Методология Ш. Шварца и его последователей носит универсалистский характер в том смысле, что в ней не принимается в расчет культурная специфика, выражающаяся в наличии у каждой культуры некоего базового набора приоритетных ценностей. Последствия универсалистского подхода известны. При использовании его применительно к культурам с нехристианскими ценностными системами таковые приписывались к разряду не поддающихся реформированию. Классический пример подобного подхода демонстрировал Макс Вебер, доказывавший, что «популярные религии Азии» (ислам, индуизм, буддизм, конфуцианство) «не содержат мотивов или ориентации рационального этического моделирования мира в соответствии со святыми заповедями». Все они в отличие от протестантизма, «принимали этот мир как извечно данный, а значит, наилучший из миров» и послужили основным препятствием для развития в странах Востока капитализма – «импортированного продукта Запада» [Вебер 1965, 269]. Наблюдаемые в наше время поразительные успехи Китая, Японии, Кореи в области модернизации, напротив, теперь объясняются именно конфуцианским менталитетом и конфуцианской этикой; см.: [Хофстеде, Бонд 1988].

Устранить этот «пробел» в методологии группы Ш. Шварца попытались в 2005 г. российские исследователи; см.: [Лебедева и др. html]. Была поставлена задача разработать культурно-специфическую методологию исследования и интерпретации структуры ценностей русской культуры, а также выявить динамику структуры базовых ценностей россиян (1999-2005 гг.), ее влияние на установки экономического и социального поведения граждан России.

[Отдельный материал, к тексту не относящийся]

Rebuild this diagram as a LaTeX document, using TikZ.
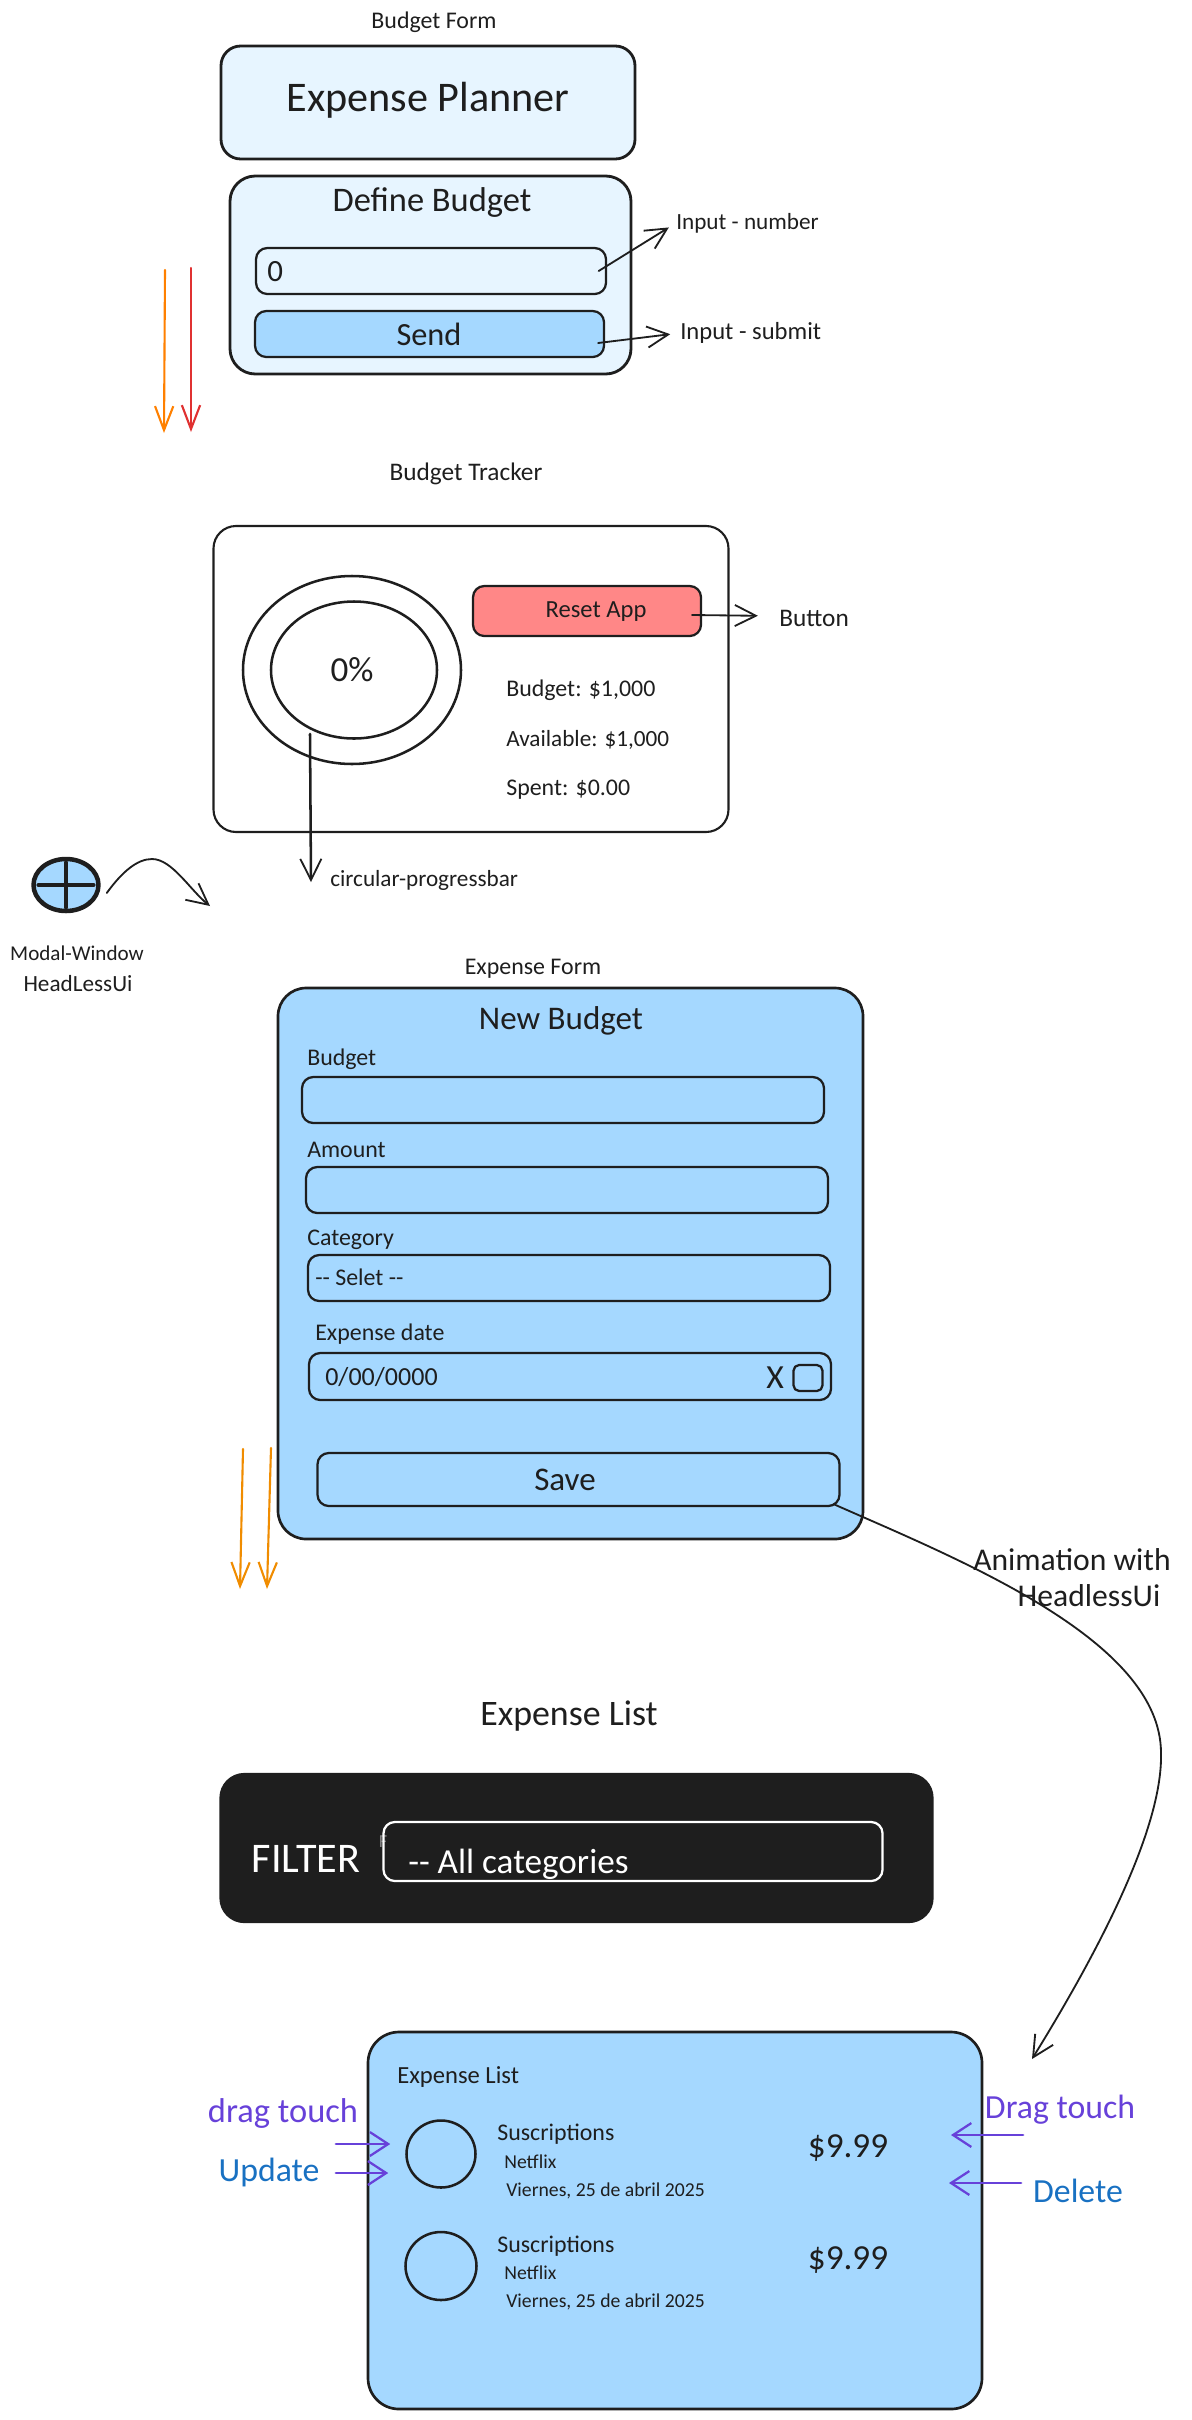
\documentclass[tikz,border=0pt]{standalone}
\usepackage{fontspec}
\setmainfont{Carlito}
\usetikzlibrary{arrows.meta,positioning,shapes}
\definecolor{ink}{HTML}{1E1E1E}
\definecolor{palesky}{HTML}{E7F5FF}
\definecolor{sky}{HTML}{A5D8FF}
\definecolor{salmon}{HTML}{FF8787}
\definecolor{flame}{HTML}{FF8000}
\definecolor{amber}{HTML}{F08C00}
\definecolor{crimson}{HTML}{E03131}
\definecolor{violet}{HTML}{6741D9}
\definecolor{azure}{HTML}{1971C2}
\newcommand{\px}{0.025cm}
\newcommand{\fsize}[1]{\fontsize{#1}{#1}\selectfont}
\tikzset{
wire/.style={x=\px,y=-\px,line cap=round,line join=round,text=ink},
panel/.style 2 args={rectangle,draw=ink,rounded corners=16pt,line width=1.6pt,inner sep=0pt,
minimum width=#1*\px,minimum height=#2*\px},
field/.style 2 args={panel={#1}{#2},rounded corners=8pt,line width=1.6pt},
ring/.style 2 args={ellipse,draw=ink,inner sep=0pt,line width=1.8pt,
minimum width=#1*\px,minimum height=#2*\px},
caption/.style={inner sep=0pt,font=\fsize{#1}},
caption/.default={17},
lead/.style={caption=#1,anchor=west},
lead/.default={17},
tip/.style={color=ink,line width=1.3pt,-{Straight Barb[length=15pt,width=15pt,line width=1.3pt]}},
fall/.style={line width=1.5pt,-{Straight Barb[length=17pt,width=13pt,line width=1.5pt]}},
hint/.style={color=violet,line width=2pt,-{Straight Barb[length=13pt,width=17pt,line width=1.6pt]}},
}
\begin{document}
\begin{tikzpicture}[wire]
\useasboundingbox (0,0) rectangle (1191,2420);

% budget form
\node[caption] (formtitle) at (434,22) {Budget Form};
\node[panel={414}{113},rounded corners=14pt,fill=palesky,line width=2pt] (planner) at (428,102.5) {};
\node[caption=30] (plannertext) at (428,100) {Expense Planner};
\node[panel={401}{198},rounded corners=18pt,fill=palesky,line width=2pt] (definebox) at (430.5,275) {};
\node[caption=24.5] (definetitle) at (432,202) {Define Budget};
\node[field={350}{46},fill=palesky] (numinput) at (431,271) {};
\node[lead=22] (zero) at (267,272) {0};
\node[field={349}{46},fill=sky] (sendbtn) at (429.5,334) {};
\node[caption=23] (sendtext) at (429,334) {Send};
\node[lead=16.5] (numlabel) at (676,223) {Input - number};
\node[lead=17.5] (submitlabel) at (680,333) {Input - submit};
\path[tip,shorten >=6pt] ([xshift=-6pt]numinput.east) edge (numlabel.west);
\path[tip,shorten >=7pt] ([shift={(-7,9)}]sendbtn.east) edge (submitlabel.west);
\coordinate (flamefrom) at (165,270);
\coordinate (flameto) at (164,433);
\coordinate (redfrom) at (191,268);
\coordinate (redto) at (191,432);
\path[fall,color=flame] (flamefrom) edge (flameto);
\path[fall,color=crimson] (redfrom) edge (redto);

% budget tracker
\node[caption=18] (trackertitle) at (466,474) {Budget Tracker};
\node[panel={515}{306},line width=1.5pt] (trackerbox) at (471,679) {};
\node[ring={218}{188}] (outerring) at (352,670) {};
\node[ring={166}{137},font=\fsize{25}] (innerring) at (354,670) {};
\node[caption=25] (percent) at (352,670) {0\%};
\node[field={228}{50},fill=salmon] (resetbtn) at (587,611) {};
\node[caption=17.5] (resettext) at (596,612) {Reset App};
\node[lead=18] (buttonlabel) at (779,618) {Button};
\node[lead=17] (budgetline) at (506,690) {Budget: \$1,000};
\node[lead=16.5] (availline) at (506,740) {Available: \$1,000};
\node[lead=17] (spentline) at (506,790) {Spent: \$0.00};
\node[lead=16.5] (barlabel) at (330,880) {circular-progressbar};
\path[tip,shorten >=15pt] ([shift={(-10,4)}]resetbtn.east) edge ([yshift=1.4pt]buttonlabel.west);
\coordinate (barfrom) at (310,734);
\coordinate (barto) at (311,882);
\path[tip,line width=1.8pt] (barfrom) edge (barto);

% modal trigger
\node[ring={65}{52},fill=sky,line width=3.2pt] (plusbtn) at (66,885) {};
\path[color=ink,line width=2.6pt,shorten >=5pt,shorten <=5pt] (plusbtn.west) edge (plusbtn.east);
\path[color=ink,line width=2.6pt,shorten >=4pt,shorten <=4pt] (plusbtn.north) edge (plusbtn.south);
\coordinate (modalto) at (210,906);
\draw[tip] ([shift={(6,8)}]plusbtn.east) .. controls (122,872) and (137,859) .. (152,859)
.. controls (172,859) and (190,890) .. (modalto);
\node[caption=15] (modalname) at (77,953) {Modal-Window};
\node[caption=16.5] (modalkit) at (78,984) {HeadLessUi};

% expense form
\node[caption] (expensetitle) at (533,969) {Expense Form};
\node[panel={585}{551},rounded corners=20pt,fill=sky,line width=1.9pt] (formbox) at (570.5,1263.5) {};
\node[caption=23.5] (newbudget) at (561,1021) {New Budget};
\node[lead] (budgetname) at (307,1059) {Budget};
\node[field={522}{46}] (budgetinput) at (563,1100) {};
\node[lead] (amountname) at (307,1150) {Amount};
\node[field={522}{46}] (amountinput) at (567,1190) {};
\node[lead] (categoryname) at (307,1240) {Category};
\node[field={522}{46}] (categoryinput) at (569,1278) {};
\node[lead] (selecttext) at (315,1277) {-{}- Selet -{}-};
\node[lead] (datename) at (315,1334) {Expense date};
\node[field={522}{47}] (dateinput) at (570,1376.5) {};
\node[lead=18.5] (datetext) at (325,1377) {0/00/0000};
\node[caption=24] (dateclear) at (775,1378) {X};
\node[field={29}{26},rounded corners=4pt] (datepick) at (808,1378) {};
\node[field={522}{53}] (savebtn) at (578.5,1479.5) {};
\node[caption=23.5] (savetext) at (565,1480) {Save};
\coordinate (formfromA) at (243,1449);
\coordinate (formtoA) at (240,1589);
\coordinate (formfromB) at (271,1448);
\coordinate (formtoB) at (267,1589);
\path[fall,color=amber] (formfromA) edge (formtoA);
\path[fall,color=amber] (formfromB) edge (formtoB);
\node[caption=22.5] (animlineA) at (1072,1560) {Animation with};
\node[caption=22.5] (animlineB) at (1089,1596) {HeadlessUi};
\coordinate (animto) at (1032,2059);
\draw[tip] ([shift={(-7,-3)}]savebtn.south east) .. controls (960,1560) and (1161,1640) .. (1161,1753)
.. controls (1163,1830) and (1095,1957) .. (animto);

% expense list
\node[caption=25.5] (listtitle) at (569,1716) {Expense List};
\node[panel={712}{148},rounded corners=17pt,fill=ink,draw=ink] (filterbox) at (576.5,1848) {};
\node[caption=30,text=white] (filtername) at (306,1859) {FILTER};
\node[caption=13,text=gray] (filterghost) at (383,1842) {F};
\node[field={499}{59},draw=white] (filterinput) at (633,1851.5) {};
\node[lead=25,text=white] (filtertext) at (408,1864) {-{}- All categories};
\node[panel={614}{377},rounded corners=22pt,fill=sky,line width=1.9pt] (listbox) at (675,2220.5) {};
\node[lead=17.5] (listname) at (397,2077) {Expense List};
\node[ring={69}{67}] (iconA) at (441,2154) {};
\node[lead] (subA) at (497,2134) {Suscriptions};
\node[lead=14] (shopA) at (504,2162) {Netflix};
\node[lead=14] (dayA) at (506,2191) {Viernes, 25 de abril 2025};
\node[caption=25] (priceA) at (848,2148) {\$9.99};
\node[ring={71}{68}] (iconB) at (441,2266) {};
\node[lead] (subB) at (497,2246) {Suscriptions};
\node[lead=14] (shopB) at (504,2273) {Netflix};
\node[lead=14] (dayB) at (506,2302) {Viernes, 25 de abril 2025};
\node[caption=25] (priceB) at (848,2260) {\$9.99};
\node[caption=24.5,text=violet] (dragleft) at (283,2113) {drag touch};
\node[caption=24,text=azure] (update) at (269,2172) {Update};
\node[caption=24,text=violet] (dragright) at (1060,2110) {Drag touch};
\node[caption=24,text=azure] (delete) at (1078,2191) {Delete};
\coordinate (dragfrom) at (336,2144);
\coordinate (updatefrom) at (336,2173);
\coordinate (dragfromB) at (1023,2135);
\coordinate (deletefrom) at (1021,2183);
\coordinate (dragtoB) at (951,2135);
\coordinate (deleteto) at (949,2183);
\path[hint] (dragfrom) edge ([shift={(-15,-10)}]iconA.west);
\path[hint] (updatefrom) edge ([shift={(-17,19)}]iconA.west);
\path[hint] (dragfromB) edge (dragtoB);
\path[hint] (deletefrom) edge (deleteto);
\end{tikzpicture}
\end{document}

Были замерены ценности, разделяемые двумя поколениями россиян (студентами и их родителями) в различных регионах России (Москва, Санкт-Петербург, Пенза, город Далашов в Саратовской области). Замеры показали, что в ценностной структуре, разделяемой россиянами за период с 1999 по 2005 г., наблюдается стабильность, проявляющаяся в сохранении семи наиболее важных факторов, определяющих ценностные мотивации.

1. Безопасность (включающая в себя такие ценности, как национальная и семейная безопасность, мир во всем мире, общественный порядок, вежливость, уважение к старшим, здоровье, социальная справедливость, уважение традиций, благополучие). Этот ценностный блок главным образом мотивирует стремление к стабильности общественной системы.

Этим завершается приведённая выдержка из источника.